Every morning, Alicia Reyes walks her daughter past red-brick rowhouses to Overbrook Elementary — past the corner store, past the neighbor who waves from his stoop. Inside, teachers greet students by name. It is a school that knows its children. Reyes is not sure how much longer it will be there. Her school is on a list. So are nineteen others — elementary, middle, and high schools spread from Northwest Philadelphia to West and North — all flagged under the School District of Philadelphia’s long-term facilities plan. Officials say the proposal is about fiscal stewardship: consolidating underused buildings, reducing maintenance costs, and redirecting savings into modernized facilities and stronger programs. Plans are available here. Fewer buildings, they argue, means smarter dollars. For families, many of them low-income and Latino in neighborhoods already stretched thin, it sounds like something they have heard before.
District enrollment has dropped roughly 12 percent since 2014–15, falling to about 117,956 students in traditional and alternative schools this year. Buildings designed for full classrooms now absorb the echoes of half-empty hallways. The math, district officials say, no longer works. But the slide is not uniform. Hispanic and Latino enrollment has climbed steadily across the city, reshaping schools in Kensington, Hunting Park, and Fairhill. Spanish is now the most commonly reported non-English home language in the district. In communities where the student population is rising — not shrinking — a school closure is not a response to demographic reality. It is a collision with it. «It’s a question of priorities,» said Coretta Avery of Mount Airy, whose children graduated from Philadelphia public schools. «And every time there’s a question of priorities, it’s the same communities that lose.»
Whatever math the district applies to its buildings, it is doing so amid deepening federal instability. The federal government withheld nearly $7 billion in education funding expected to flow to states and districts — money tied to English learner programs, teacher development, and academic enrichment. Federal agencies later released some funds under legal pressure. Still, the disruption exposed a structural vulnerability: Philadelphia’s schools depend on grants that may not come from a federal government whose priorities lie elsewhere.

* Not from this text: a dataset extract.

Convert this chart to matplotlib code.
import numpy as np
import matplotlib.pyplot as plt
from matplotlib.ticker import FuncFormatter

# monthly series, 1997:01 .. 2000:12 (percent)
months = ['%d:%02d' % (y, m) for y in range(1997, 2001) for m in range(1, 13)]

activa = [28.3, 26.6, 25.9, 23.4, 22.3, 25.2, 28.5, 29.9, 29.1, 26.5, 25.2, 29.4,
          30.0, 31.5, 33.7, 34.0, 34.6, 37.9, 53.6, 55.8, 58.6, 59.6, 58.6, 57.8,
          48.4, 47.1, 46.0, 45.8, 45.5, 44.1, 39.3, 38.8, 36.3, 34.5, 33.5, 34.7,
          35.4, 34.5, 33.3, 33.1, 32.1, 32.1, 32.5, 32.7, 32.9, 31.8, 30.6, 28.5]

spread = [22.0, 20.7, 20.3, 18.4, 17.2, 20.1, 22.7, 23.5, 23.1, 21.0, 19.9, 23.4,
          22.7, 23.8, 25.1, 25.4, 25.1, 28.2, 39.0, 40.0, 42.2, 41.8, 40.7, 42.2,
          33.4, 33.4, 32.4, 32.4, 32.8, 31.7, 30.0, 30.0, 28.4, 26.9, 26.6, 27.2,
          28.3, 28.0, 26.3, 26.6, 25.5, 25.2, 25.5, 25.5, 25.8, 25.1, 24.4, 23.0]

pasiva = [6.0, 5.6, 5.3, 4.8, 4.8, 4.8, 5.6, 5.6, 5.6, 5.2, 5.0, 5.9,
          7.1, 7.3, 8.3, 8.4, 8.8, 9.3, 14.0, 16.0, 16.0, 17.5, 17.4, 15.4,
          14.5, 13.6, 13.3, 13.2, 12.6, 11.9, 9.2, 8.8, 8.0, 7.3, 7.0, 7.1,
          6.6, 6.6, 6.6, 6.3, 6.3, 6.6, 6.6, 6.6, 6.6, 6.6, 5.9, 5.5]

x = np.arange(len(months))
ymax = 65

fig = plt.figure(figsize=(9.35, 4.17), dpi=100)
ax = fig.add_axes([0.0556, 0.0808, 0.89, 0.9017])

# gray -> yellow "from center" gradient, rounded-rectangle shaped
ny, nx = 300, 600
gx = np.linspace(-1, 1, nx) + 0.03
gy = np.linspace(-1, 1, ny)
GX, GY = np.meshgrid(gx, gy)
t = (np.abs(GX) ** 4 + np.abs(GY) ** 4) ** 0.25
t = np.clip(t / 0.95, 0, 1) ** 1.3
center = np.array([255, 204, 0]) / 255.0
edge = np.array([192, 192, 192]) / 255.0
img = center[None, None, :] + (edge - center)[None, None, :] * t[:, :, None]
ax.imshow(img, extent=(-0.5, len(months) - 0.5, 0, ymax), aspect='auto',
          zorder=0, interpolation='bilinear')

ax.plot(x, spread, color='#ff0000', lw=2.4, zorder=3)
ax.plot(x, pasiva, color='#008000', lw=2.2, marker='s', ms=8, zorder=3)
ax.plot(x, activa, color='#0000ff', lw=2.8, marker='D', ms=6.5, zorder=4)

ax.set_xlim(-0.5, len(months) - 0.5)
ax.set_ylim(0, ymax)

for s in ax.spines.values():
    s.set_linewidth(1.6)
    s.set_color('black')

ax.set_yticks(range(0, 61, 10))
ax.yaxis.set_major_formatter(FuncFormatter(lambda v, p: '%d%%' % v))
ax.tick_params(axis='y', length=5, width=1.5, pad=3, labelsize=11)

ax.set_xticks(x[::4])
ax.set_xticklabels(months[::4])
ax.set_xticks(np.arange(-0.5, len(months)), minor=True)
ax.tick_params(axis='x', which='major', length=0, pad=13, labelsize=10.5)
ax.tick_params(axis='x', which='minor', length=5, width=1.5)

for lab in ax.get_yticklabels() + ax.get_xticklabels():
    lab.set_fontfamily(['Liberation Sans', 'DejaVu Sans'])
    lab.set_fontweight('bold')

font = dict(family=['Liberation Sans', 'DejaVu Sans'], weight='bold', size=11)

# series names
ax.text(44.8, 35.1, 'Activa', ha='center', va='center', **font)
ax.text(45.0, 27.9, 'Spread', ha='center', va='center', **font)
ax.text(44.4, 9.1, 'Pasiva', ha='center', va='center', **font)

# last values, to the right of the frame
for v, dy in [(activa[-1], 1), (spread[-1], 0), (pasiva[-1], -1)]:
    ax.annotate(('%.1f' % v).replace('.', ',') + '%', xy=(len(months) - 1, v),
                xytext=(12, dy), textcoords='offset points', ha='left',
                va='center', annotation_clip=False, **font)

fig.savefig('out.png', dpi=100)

Meanwhile, nearly a third of the city’s public-school students attend charter or cyber charter schools, each of which draws per-pupil funding away from the district’s budget. The result is a city with too many partially empty buildings — some run by the district, some by charter operators — and a funding formula that punishes the district for empty seats regardless of why they exist.
The schools named in the district’s plan include Robert Morris, Samuel Pennypacker, John Welsh, Overbrook Elementary, and Fitler Academics Plus at the elementary level; Stetson, Warren G. Harding, and Russell Conwell among middle schools; and Lankenau, Paul Robeson, Motivation, Parkway Northwest, Parkway West, and Penn Treaty at the high school level.

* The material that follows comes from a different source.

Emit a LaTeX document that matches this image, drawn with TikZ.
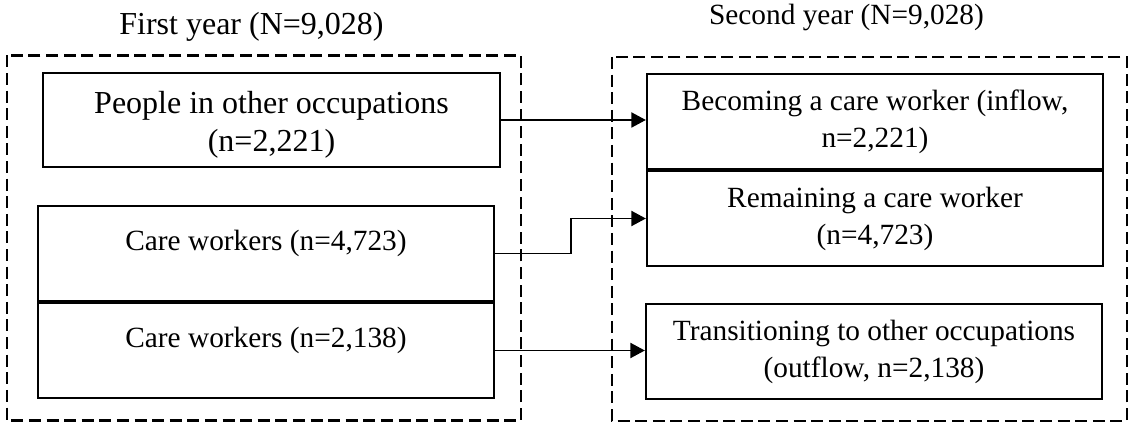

Research on consolidation is sobering. Larger class sizes — the near-inevitable result of absorbing displaced students without equivalent staff increases — consistently correlate with weaker outcomes, especially for children navigating poverty, language barriers, or housing instability. For those students, disruption is not a minor inconvenience. It is an obstacle with lasting academic consequences. Philadelphia has been here before. When Germantown High School closed in 2013, the district assured families that students would land in stronger environments and the neighborhood would recover. «In the past, we were told that our children would benefit from consolidation,» said Melanie Rivera of Germantown, whose son was displaced in his final year. «He had difficulty adjusting. And the neighborhood never fully came back.»
At public hearings this spring, that history surfaced again and again. The Philadelphia Federation of Teachers has been explicit: investment, not closure, is what struggling schools require. Consolidation without adequate staffing is not reform — it is displacement dressed in the language of efficiency.
At 440 North Broad Street — the district’s administrative tower — officials will eventually decide which schools survive. The district headquarters is deliberately institutional, the architecture of systems rather than communities, but the schools are not just buildings; they are the sound of a hallway packed with children who know where they belong, the artwork on walls painted by former students. They are, and the cold January mornings when parents wait at the door because dropping off their child is one of the things the day still gets right. «We aren’t asking for miracles,» one parent told a packed hearing room. «Just for someone to say our children matter — and then show it.» The district says it is listening. The families say they have heard that before. What happens next — in budget negotiations and closed-door planning sessions far from the neighborhoods they will shape — will answer a question Philadelphia has been failing to answer for decades: Is public education in this city something its leaders are building, or something they are slowly winding down?